Whenever a line below holds the word "matplotlib", copy that line.

* Data for this exercise *
——

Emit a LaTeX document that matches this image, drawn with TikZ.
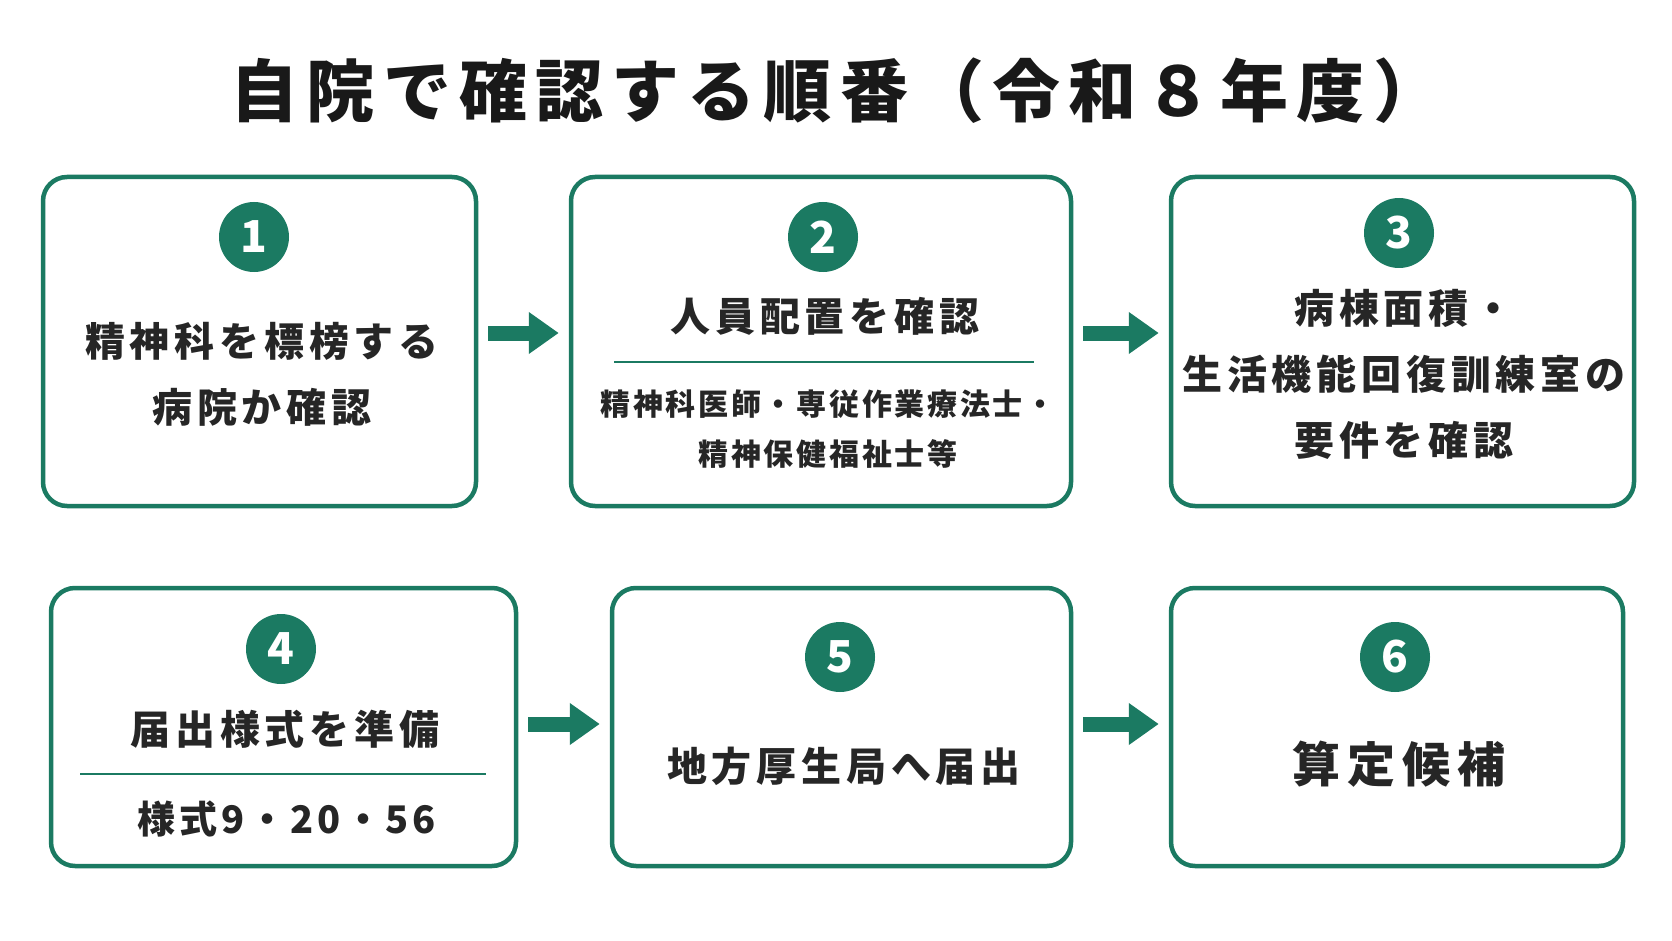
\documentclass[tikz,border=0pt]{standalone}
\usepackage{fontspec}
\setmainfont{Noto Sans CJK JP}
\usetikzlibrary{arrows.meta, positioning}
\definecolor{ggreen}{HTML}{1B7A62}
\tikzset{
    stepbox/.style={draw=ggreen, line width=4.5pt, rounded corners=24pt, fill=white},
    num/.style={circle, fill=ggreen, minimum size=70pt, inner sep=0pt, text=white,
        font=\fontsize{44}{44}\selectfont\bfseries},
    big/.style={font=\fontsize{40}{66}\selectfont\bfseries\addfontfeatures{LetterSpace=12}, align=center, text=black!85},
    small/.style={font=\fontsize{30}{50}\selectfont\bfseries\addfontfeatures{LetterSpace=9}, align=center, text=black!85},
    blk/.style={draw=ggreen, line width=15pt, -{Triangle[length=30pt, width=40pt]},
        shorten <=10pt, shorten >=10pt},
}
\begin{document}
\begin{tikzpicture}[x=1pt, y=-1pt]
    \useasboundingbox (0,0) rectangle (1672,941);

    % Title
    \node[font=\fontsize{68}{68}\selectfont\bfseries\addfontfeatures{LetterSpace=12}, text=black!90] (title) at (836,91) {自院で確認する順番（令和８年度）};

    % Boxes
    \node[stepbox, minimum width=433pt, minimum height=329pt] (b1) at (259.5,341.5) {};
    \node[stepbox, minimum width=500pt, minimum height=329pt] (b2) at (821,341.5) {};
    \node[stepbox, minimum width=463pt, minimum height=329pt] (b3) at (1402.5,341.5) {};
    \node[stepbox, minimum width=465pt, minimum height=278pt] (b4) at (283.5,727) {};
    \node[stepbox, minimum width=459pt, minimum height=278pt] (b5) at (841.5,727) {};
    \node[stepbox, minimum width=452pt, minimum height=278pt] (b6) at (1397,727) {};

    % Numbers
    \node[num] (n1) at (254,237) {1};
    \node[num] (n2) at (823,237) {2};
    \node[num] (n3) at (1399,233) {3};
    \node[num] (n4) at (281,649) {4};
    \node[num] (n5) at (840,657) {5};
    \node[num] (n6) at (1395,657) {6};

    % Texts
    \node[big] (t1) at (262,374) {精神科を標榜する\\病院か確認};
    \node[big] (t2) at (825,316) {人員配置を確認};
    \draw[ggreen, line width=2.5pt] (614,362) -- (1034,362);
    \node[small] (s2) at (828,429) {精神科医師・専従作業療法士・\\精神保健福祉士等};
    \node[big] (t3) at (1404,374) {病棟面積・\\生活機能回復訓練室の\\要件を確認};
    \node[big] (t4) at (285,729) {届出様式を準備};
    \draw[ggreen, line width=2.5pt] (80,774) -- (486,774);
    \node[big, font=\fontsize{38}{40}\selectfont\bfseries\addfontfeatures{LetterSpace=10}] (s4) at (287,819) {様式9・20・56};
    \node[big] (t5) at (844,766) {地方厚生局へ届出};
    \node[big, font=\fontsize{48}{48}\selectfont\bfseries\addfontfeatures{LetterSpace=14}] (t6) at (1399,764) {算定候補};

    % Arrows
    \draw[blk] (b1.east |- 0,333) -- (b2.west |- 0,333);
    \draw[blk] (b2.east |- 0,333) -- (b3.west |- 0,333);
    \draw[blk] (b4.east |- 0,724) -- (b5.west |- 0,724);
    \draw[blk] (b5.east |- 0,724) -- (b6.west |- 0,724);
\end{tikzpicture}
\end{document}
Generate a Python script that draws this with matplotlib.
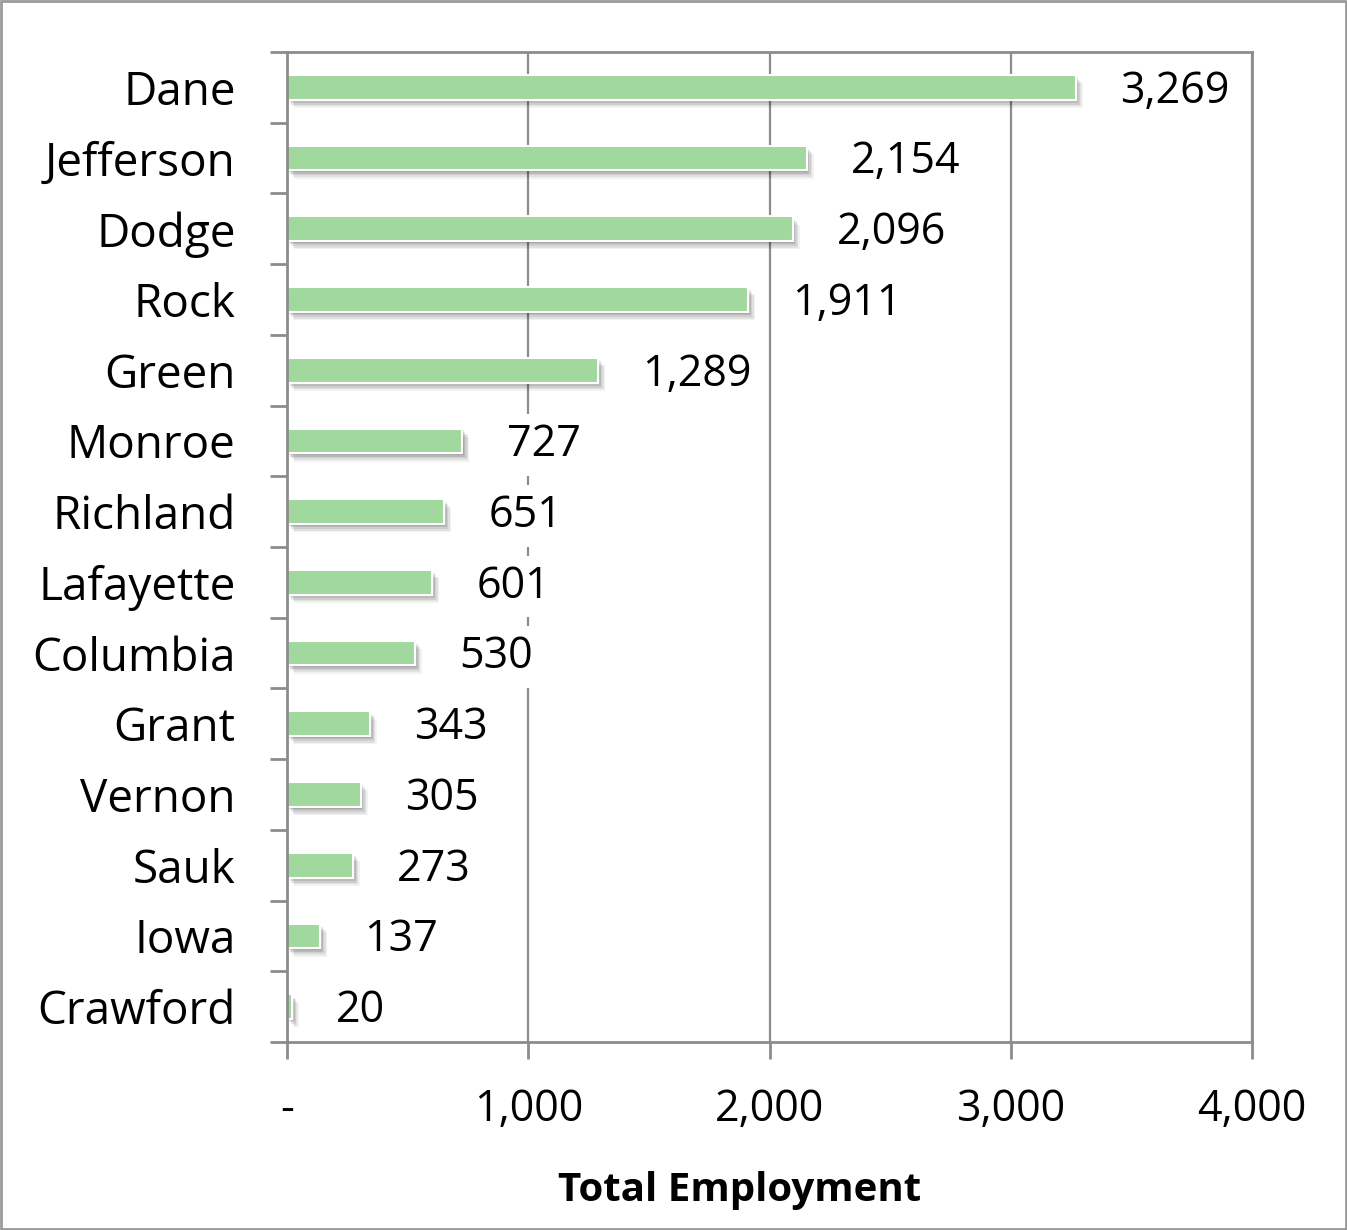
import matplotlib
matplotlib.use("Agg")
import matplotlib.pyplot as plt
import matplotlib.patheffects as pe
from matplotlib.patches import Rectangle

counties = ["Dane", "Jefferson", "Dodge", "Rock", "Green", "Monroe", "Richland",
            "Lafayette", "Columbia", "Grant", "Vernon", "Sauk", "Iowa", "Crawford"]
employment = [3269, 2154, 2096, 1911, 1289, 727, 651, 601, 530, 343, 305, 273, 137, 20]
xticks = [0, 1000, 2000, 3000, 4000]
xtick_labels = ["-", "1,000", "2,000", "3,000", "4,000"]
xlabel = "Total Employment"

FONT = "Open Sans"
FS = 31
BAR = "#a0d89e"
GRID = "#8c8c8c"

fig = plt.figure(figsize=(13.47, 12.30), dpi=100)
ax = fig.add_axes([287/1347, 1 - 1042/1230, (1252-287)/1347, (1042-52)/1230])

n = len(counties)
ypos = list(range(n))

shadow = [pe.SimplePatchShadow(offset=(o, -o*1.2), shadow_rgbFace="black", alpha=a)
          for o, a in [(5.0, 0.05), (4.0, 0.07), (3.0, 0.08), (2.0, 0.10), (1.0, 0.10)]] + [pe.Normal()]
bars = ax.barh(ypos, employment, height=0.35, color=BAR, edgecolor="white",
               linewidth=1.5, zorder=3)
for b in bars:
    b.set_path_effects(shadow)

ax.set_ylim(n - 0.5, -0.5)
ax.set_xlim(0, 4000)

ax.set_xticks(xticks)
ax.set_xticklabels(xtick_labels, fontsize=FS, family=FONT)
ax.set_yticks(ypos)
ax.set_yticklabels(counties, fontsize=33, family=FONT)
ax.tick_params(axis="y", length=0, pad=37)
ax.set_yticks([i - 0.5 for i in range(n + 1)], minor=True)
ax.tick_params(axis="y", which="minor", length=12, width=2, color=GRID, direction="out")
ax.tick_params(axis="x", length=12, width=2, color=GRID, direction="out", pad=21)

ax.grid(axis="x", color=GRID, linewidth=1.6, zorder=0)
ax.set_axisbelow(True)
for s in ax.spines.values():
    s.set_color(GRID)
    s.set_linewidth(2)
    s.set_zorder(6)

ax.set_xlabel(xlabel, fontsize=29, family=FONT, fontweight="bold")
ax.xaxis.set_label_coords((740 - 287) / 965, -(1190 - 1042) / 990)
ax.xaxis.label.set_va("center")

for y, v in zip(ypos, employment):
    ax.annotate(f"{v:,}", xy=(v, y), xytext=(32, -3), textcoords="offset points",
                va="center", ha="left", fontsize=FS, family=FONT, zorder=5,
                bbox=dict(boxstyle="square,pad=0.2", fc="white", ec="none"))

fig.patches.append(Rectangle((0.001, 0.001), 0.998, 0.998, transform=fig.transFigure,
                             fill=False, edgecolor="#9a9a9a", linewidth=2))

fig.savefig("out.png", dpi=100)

——

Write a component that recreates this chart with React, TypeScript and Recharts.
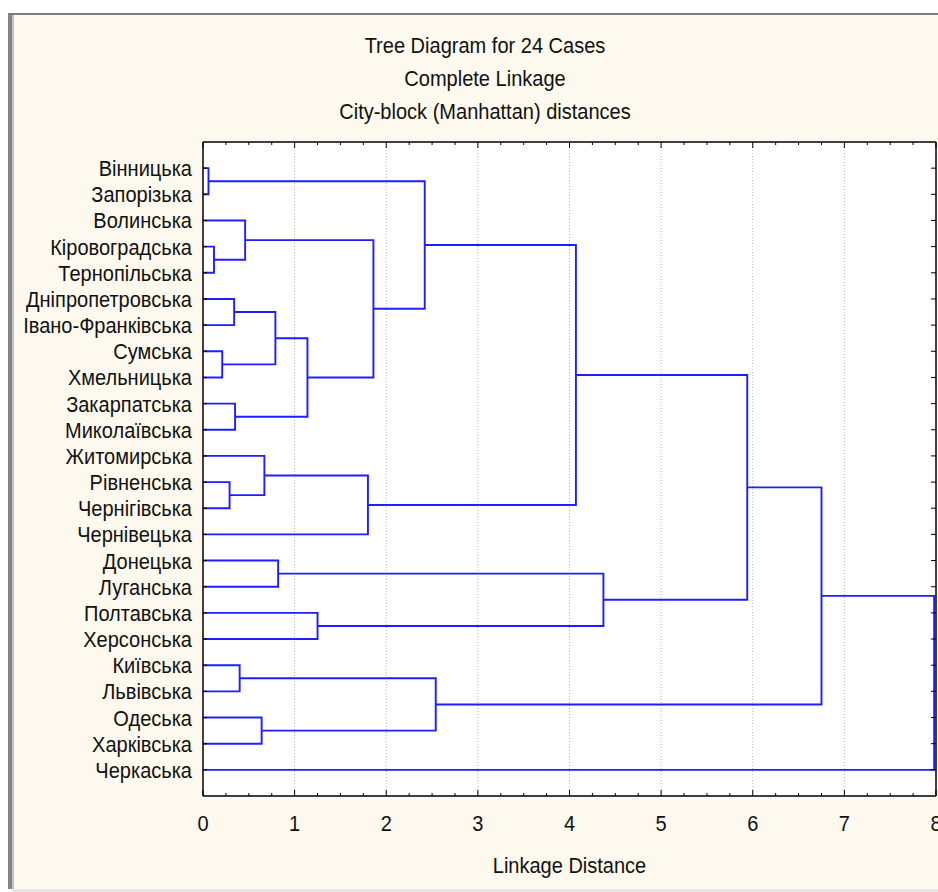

——

* Task answer *
Generate a Python script that draws this with matplotlib.
import matplotlib
matplotlib.use("Agg")
import matplotlib.pyplot as plt
import matplotlib.patheffects as pe
from matplotlib.patches import Rectangle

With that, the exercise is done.